As natural plants find their way through cracks in the concrete, esoteric traditions found a way to survive, broken perhaps and not in one cohesive place, but they evolved and grew through the Western Esoteric Tradition as it is now known; a collection of esoteric practices and philosophies that began with the Renaissance of ancient Greek philosophy in Italy and travelled across Europe with Alchemy, Astrology, Christian Kabbala, Magickal Grimoires, Neoplatonism, Freemasonry, Hermeticism and Rosicrucianism.
By the late 19th century, occult traditions began to flourish and together with a Romantic Revival, a rising environmentalism and the rise of the Women’s movement, the time was ripe for the old wisdom to find a new expression.

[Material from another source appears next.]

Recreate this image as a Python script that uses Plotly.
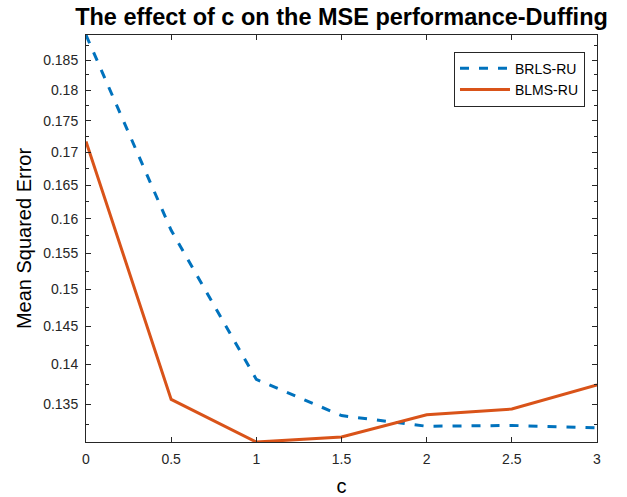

And so the Pagan Revival and the western form of modern witchcraft grew out of the 1950s UK initially as Wicca, a magical, polytheistic, ritualistic, nature honouring practice and was an expression of the magical practice of Gerald Gardner in tandem with the Druid Revival by George Watson. It grew rapidly, seeding new groups and with the repeal of the Witchcraft Act, Gardner’s vision of Wicca and the time being right for a re-visioning of religion and ways of expressing the sacred, led to a Pagan Revival. Covens (pagan groups) rapidly emerged in Europe and America, where Wicca began to grow as a different, more intuitive and inventive path, incorporating local or indigenous native traditions and seeding the rise of a goddess movement, focusing on the worship of the divine feminine.
In the space of sixty years, Wicca had grown into a worldwide praxis, honouring witchcraft, nature, spiritual authority of women and practising magick. I think Wicca acted as a catalyst for people in other countries to find ways to reclaim their spiritual origins, traditions and practices. This is continuing to grow across the world, bringing alternative ways of revitalising ancient traditions with new awareness, offering an independent engagement with the sacred that, together with fresh insight and ongoing study, might well represent holistic, rich and profound ways of being ensouled in the world and finding that connection that we have missed for so long.
Witchcraft
Witchcraft has been practised in almost every country in the world for as long as we know. A desire to understand how to use the natural world for good or for power and to bend it to one’s own will via a knowledge of charms and spells, healing magic and curses, divination and ritual is documented in most cultures and is known under the umbrella term of witchcraft.
Predominantly used for benevolent reasons, people would seek such practitioners out to heal sickness, to cure impotence, to find love, to punish theft, to restore justice and to call up the dead for prophecy. It has always been a rocky road to travel – on the one hand there was respect and reverence for those who were helped by such magic and on the other there was anger and at the worst, death if the magic went wrong or the suspicion that the practitioner had caused harm prevailed.
The suspicion of many illnesses and misfortunes being the fault of the such practitioners led to an idea of black or white witchcraft – black being for evil purposes and white for benevolent ones. But life is rarely that simple as ‘good’ and ‘bad’ is it? And how can you have knowledge of herbs to heal without knowing which ones could kill? It didn’t make a person guilty of murder.
Charmers and cunning folk were so numerous before the twentieth century that tens of thousands of people in contemporary Britain must be descended from them. (Hutton, 1999, p. 287).
Wicca and Witchcraft are different streams and continue to evolve. Where once Wicca was the only acceptable form of witchcraft, many are reclaiming the word ‘Witch’ as a way of reclaiming ‘being different’, being alternative and owning their right to live their lives as they choose.
It will be interesting to see where this takes us in the coming years.